start

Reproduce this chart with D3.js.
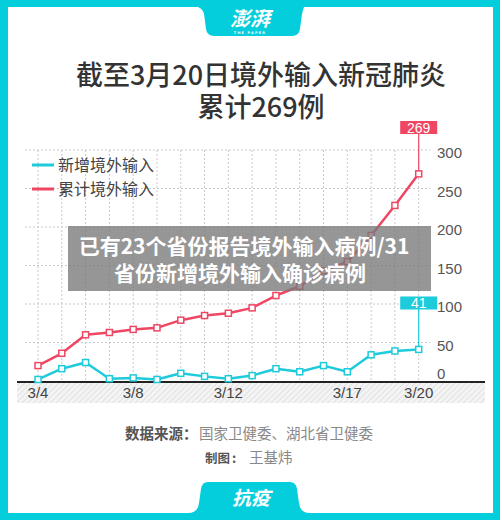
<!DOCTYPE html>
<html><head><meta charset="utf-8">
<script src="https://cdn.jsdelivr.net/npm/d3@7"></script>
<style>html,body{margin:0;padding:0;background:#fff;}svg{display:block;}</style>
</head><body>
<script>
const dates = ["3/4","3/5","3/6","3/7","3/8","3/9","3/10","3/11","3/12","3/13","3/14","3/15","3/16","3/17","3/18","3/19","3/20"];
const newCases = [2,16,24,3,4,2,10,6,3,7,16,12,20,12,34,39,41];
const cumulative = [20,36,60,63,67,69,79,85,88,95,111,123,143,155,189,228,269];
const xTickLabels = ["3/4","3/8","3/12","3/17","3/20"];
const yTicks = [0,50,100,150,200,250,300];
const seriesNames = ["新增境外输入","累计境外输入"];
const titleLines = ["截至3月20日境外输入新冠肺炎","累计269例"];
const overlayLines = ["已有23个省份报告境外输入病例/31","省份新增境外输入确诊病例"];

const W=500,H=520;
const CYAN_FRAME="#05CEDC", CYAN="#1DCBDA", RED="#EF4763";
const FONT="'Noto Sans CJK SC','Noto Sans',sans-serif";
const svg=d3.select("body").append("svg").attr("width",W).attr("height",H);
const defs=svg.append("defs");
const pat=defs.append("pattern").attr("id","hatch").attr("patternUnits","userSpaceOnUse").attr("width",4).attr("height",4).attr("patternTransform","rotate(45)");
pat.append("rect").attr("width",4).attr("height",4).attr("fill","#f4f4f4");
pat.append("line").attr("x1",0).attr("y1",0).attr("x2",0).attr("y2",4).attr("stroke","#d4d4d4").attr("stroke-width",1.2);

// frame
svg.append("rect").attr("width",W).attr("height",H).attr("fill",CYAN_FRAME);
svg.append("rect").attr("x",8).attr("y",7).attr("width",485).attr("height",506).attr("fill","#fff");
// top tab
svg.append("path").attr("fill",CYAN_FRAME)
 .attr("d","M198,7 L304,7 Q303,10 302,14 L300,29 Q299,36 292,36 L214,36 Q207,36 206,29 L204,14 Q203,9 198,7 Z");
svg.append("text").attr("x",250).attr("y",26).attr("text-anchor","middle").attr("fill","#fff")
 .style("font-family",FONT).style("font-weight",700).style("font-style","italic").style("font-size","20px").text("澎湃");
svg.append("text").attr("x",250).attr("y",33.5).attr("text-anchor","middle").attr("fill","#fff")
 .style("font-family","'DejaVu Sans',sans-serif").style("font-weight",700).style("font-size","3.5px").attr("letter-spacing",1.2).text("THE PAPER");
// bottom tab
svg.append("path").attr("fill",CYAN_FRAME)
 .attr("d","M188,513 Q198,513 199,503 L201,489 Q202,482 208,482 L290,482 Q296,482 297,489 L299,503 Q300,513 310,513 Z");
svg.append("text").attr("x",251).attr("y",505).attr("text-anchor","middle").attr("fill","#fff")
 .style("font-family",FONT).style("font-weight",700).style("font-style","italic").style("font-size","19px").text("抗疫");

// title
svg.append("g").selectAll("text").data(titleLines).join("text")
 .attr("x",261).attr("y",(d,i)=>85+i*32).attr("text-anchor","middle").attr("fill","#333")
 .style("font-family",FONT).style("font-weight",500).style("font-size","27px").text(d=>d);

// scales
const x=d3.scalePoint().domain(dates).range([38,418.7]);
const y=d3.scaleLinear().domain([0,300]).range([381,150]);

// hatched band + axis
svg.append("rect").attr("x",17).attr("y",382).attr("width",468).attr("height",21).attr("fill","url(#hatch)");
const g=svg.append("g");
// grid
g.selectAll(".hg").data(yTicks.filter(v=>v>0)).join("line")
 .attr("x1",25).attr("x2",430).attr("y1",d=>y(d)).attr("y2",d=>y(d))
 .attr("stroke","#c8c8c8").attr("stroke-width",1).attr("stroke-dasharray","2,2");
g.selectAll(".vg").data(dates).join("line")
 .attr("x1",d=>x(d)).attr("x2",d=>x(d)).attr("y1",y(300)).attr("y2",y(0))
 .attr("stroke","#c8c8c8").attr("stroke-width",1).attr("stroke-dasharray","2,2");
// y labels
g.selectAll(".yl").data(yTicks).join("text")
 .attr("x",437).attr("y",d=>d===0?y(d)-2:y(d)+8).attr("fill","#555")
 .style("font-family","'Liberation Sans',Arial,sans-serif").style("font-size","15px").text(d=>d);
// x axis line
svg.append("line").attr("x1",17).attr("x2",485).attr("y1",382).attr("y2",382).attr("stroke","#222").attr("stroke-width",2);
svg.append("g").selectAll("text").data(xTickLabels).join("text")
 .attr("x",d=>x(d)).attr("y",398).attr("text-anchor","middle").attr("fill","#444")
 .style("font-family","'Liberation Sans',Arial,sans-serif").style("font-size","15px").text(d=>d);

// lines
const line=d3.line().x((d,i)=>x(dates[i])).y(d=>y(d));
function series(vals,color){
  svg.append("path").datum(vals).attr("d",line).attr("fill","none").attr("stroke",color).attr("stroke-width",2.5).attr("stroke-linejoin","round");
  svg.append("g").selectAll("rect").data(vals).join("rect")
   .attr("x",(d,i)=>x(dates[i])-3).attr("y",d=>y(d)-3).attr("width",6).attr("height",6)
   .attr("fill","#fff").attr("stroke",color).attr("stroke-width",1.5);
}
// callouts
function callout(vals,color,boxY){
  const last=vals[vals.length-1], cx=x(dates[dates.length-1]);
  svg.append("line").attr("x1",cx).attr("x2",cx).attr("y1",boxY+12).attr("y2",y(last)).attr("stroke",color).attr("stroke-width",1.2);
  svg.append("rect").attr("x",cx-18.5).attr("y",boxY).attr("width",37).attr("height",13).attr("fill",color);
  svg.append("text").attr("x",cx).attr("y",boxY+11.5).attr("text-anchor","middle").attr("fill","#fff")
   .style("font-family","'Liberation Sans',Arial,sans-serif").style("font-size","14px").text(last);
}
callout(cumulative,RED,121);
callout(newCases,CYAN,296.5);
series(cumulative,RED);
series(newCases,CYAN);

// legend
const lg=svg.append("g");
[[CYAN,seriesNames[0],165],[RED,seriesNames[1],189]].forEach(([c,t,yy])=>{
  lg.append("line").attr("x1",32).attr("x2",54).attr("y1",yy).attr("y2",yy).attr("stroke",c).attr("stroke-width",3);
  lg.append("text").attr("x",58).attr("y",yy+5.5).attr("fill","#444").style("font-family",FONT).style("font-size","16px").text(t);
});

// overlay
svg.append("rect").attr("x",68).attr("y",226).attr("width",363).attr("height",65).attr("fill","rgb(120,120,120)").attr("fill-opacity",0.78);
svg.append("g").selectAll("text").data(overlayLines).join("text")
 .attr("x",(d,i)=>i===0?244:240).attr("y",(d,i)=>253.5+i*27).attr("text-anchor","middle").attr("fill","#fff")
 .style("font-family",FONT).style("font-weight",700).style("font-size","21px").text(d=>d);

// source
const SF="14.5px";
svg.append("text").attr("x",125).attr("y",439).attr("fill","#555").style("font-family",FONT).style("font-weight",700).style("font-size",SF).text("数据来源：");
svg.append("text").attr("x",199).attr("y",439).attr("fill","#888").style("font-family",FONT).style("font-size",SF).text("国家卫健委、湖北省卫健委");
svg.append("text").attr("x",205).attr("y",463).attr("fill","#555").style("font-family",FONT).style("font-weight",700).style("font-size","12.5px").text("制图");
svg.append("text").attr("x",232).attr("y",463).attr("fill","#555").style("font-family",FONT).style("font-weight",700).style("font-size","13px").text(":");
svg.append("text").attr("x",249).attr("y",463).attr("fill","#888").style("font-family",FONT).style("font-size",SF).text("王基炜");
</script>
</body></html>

end

### Instructions for the task
Transcribe the whole listing exactly. Pictures stay out of your copy.

### Result of the task
Reproduce this chart with D3.js.
<!DOCTYPE html>
<html><head><meta charset="utf-8">
<script src="https://cdn.jsdelivr.net/npm/d3@7"></script>
<style>html,body{margin:0;padding:0;background:#fff;}svg{display:block;}</style>
</head><body>
<script>
const dates = ["3/4","3/5","3/6","3/7","3/8","3/9","3/10","3/11","3/12","3/13","3/14","3/15","3/16","3/17","3/18","3/19","3/20"];
const newCases = [2,16,24,3,4,2,10,6,3,7,16,12,20,12,34,39,41];
const cumulative = [20,36,60,63,67,69,79,85,88,95,111,123,143,155,189,228,269];
const xTickLabels = ["3/4","3/8","3/12","3/17","3/20"];
const yTicks = [0,50,100,150,200,250,300];
const seriesNames = ["新增境外输入","累计境外输入"];
const titleLines = ["截至3月20日境外输入新冠肺炎","累计269例"];
const overlayLines = ["已有23个省份报告境外输入病例/31","省份新增境外输入确诊病例"];

const W=500,H=520;
const CYAN_FRAME="#05CEDC", CYAN="#1DCBDA", RED="#EF4763";
const FONT="'Noto Sans CJK SC','Noto Sans',sans-serif";
const svg=d3.select("body").append("svg").attr("width",W).attr("height",H);
const defs=svg.append("defs");
const pat=defs.append("pattern").attr("id","hatch").attr("patternUnits","userSpaceOnUse").attr("width",4).attr("height",4).attr("patternTransform","rotate(45)");
pat.append("rect").attr("width",4).attr("height",4).attr("fill","#f4f4f4");
pat.append("line").attr("x1",0).attr("y1",0).attr("x2",0).attr("y2",4).attr("stroke","#d4d4d4").attr("stroke-width",1.2);

// frame
svg.append("rect").attr("width",W).attr("height",H).attr("fill",CYAN_FRAME);
svg.append("rect").attr("x",8).attr("y",7).attr("width",485).attr("height",506).attr("fill","#fff");
// top tab
svg.append("path").attr("fill",CYAN_FRAME)
 .attr("d","M198,7 L304,7 Q303,10 302,14 L300,29 Q299,36 292,36 L214,36 Q207,36 206,29 L204,14 Q203,9 198,7 Z");
svg.append("text").attr("x",250).attr("y",26).attr("text-anchor","middle").attr("fill","#fff")
 .style("font-family",FONT).style("font-weight",700).style("font-style","italic").style("font-size","20px").text("澎湃");
svg.append("text").attr("x",250).attr("y",33.5).attr("text-anchor","middle").attr("fill","#fff")
 .style("font-family","'DejaVu Sans',sans-serif").style("font-weight",700).style("font-size","3.5px").attr("letter-spacing",1.2).text("THE PAPER");
// bottom tab
svg.append("path").attr("fill",CYAN_FRAME)
 .attr("d","M188,513 Q198,513 199,503 L201,489 Q202,482 208,482 L290,482 Q296,482 297,489 L299,503 Q300,513 310,513 Z");
svg.append("text").attr("x",251).attr("y",505).attr("text-anchor","middle").attr("fill","#fff")
 .style("font-family",FONT).style("font-weight",700).style("font-style","italic").style("font-size","19px").text("抗疫");

// title
svg.append("g").selectAll("text").data(titleLines).join("text")
 .attr("x",261).attr("y",(d,i)=>85+i*32).attr("text-anchor","middle").attr("fill","#333")
 .style("font-family",FONT).style("font-weight",500).style("font-size","27px").text(d=>d);

// scales
const x=d3.scalePoint().domain(dates).range([38,418.7]);
const y=d3.scaleLinear().domain([0,300]).range([381,150]);

// hatched band + axis
svg.append("rect").attr("x",17).attr("y",382).attr("width",468).attr("height",21).attr("fill","url(#hatch)");
const g=svg.append("g");
// grid
g.selectAll(".hg").data(yTicks.filter(v=>v>0)).join("line")
 .attr("x1",25).attr("x2",430).attr("y1",d=>y(d)).attr("y2",d=>y(d))
 .attr("stroke","#c8c8c8").attr("stroke-width",1).attr("stroke-dasharray","2,2");
g.selectAll(".vg").data(dates).join("line")
 .attr("x1",d=>x(d)).attr("x2",d=>x(d)).attr("y1",y(300)).attr("y2",y(0))
 .attr("stroke","#c8c8c8").attr("stroke-width",1).attr("stroke-dasharray","2,2");
// y labels
g.selectAll(".yl").data(yTicks).join("text")
 .attr("x",437).attr("y",d=>d===0?y(d)-2:y(d)+8).attr("fill","#555")
 .style("font-family","'Liberation Sans',Arial,sans-serif").style("font-size","15px").text(d=>d);
// x axis line
svg.append("line").attr("x1",17).attr("x2",485).attr("y1",382).attr("y2",382).attr("stroke","#222").attr("stroke-width",2);
svg.append("g").selectAll("text").data(xTickLabels).join("text")
 .attr("x",d=>x(d)).attr("y",398).attr("text-anchor","middle").attr("fill","#444")
 .style("font-family","'Liberation Sans',Arial,sans-serif").style("font-size","15px").text(d=>d);

// lines
const line=d3.line().x((d,i)=>x(dates[i])).y(d=>y(d));
function series(vals,color){
  svg.append("path").datum(vals).attr("d",line).attr("fill","none").attr("stroke",color).attr("stroke-width",2.5).attr("stroke-linejoin","round");
  svg.append("g").selectAll("rect").data(vals).join("rect")
   .attr("x",(d,i)=>x(dates[i])-3).attr("y",d=>y(d)-3).attr("width",6).attr("height",6)
   .attr("fill","#fff").attr("stroke",color).attr("stroke-width",1.5);
}
// callouts
function callout(vals,color,boxY){
  const last=vals[vals.length-1], cx=x(dates[dates.length-1]);
  svg.append("line").attr("x1",cx).attr("x2",cx).attr("y1",boxY+12).attr("y2",y(last)).attr("stroke",color).attr("stroke-width",1.2);
  svg.append("rect").attr("x",cx-18.5).attr("y",boxY).attr("width",37).attr("height",13).attr("fill",color);
  svg.append("text").attr("x",cx).attr("y",boxY+11.5).attr("text-anchor","middle").attr("fill","#fff")
   .style("font-family","'Liberation Sans',Arial,sans-serif").style("font-size","14px").text(last);
}
callout(cumulative,RED,121);
callout(newCases,CYAN,296.5);
series(cumulative,RED);
series(newCases,CYAN);

// legend
const lg=svg.append("g");
[[CYAN,seriesNames[0],165],[RED,seriesNames[1],189]].forEach(([c,t,yy])=>{
  lg.append("line").attr("x1",32).attr("x2",54).attr("y1",yy).attr("y2",yy).attr("stroke",c).attr("stroke-width",3);
  lg.append("text").attr("x",58).attr("y",yy+5.5).attr("fill","#444").style("font-family",FONT).style("font-size","16px").text(t);
});

// overlay
svg.append("rect").attr("x",68).attr("y",226).attr("width",363).attr("height",65).attr("fill","rgb(120,120,120)").attr("fill-opacity",0.78);
svg.append("g").selectAll("text").data(overlayLines).join("text")
 .attr("x",(d,i)=>i===0?244:240).attr("y",(d,i)=>253.5+i*27).attr("text-anchor","middle").attr("fill","#fff")
 .style("font-family",FONT).style("font-weight",700).style("font-size","21px").text(d=>d);

// source
const SF="14.5px";
svg.append("text").attr("x",125).attr("y",439).attr("fill","#555").style("font-family",FONT).style("font-weight",700).style("font-size",SF).text("数据来源：");
svg.append("text").attr("x",199).attr("y",439).attr("fill","#888").style("font-family",FONT).style("font-size",SF).text("国家卫健委、湖北省卫健委");
svg.append("text").attr("x",205).attr("y",463).attr("fill","#555").style("font-family",FONT).style("font-weight",700).style("font-size","12.5px").text("制图");
svg.append("text").attr("x",232).attr("y",463).attr("fill","#555").style("font-family",FONT).style("font-weight",700).style("font-size","13px").text(":");
svg.append("text").attr("x",249).attr("y",463).attr("fill","#888").style("font-family",FONT).style("font-size",SF).text("王基炜");
</script>
</body></html>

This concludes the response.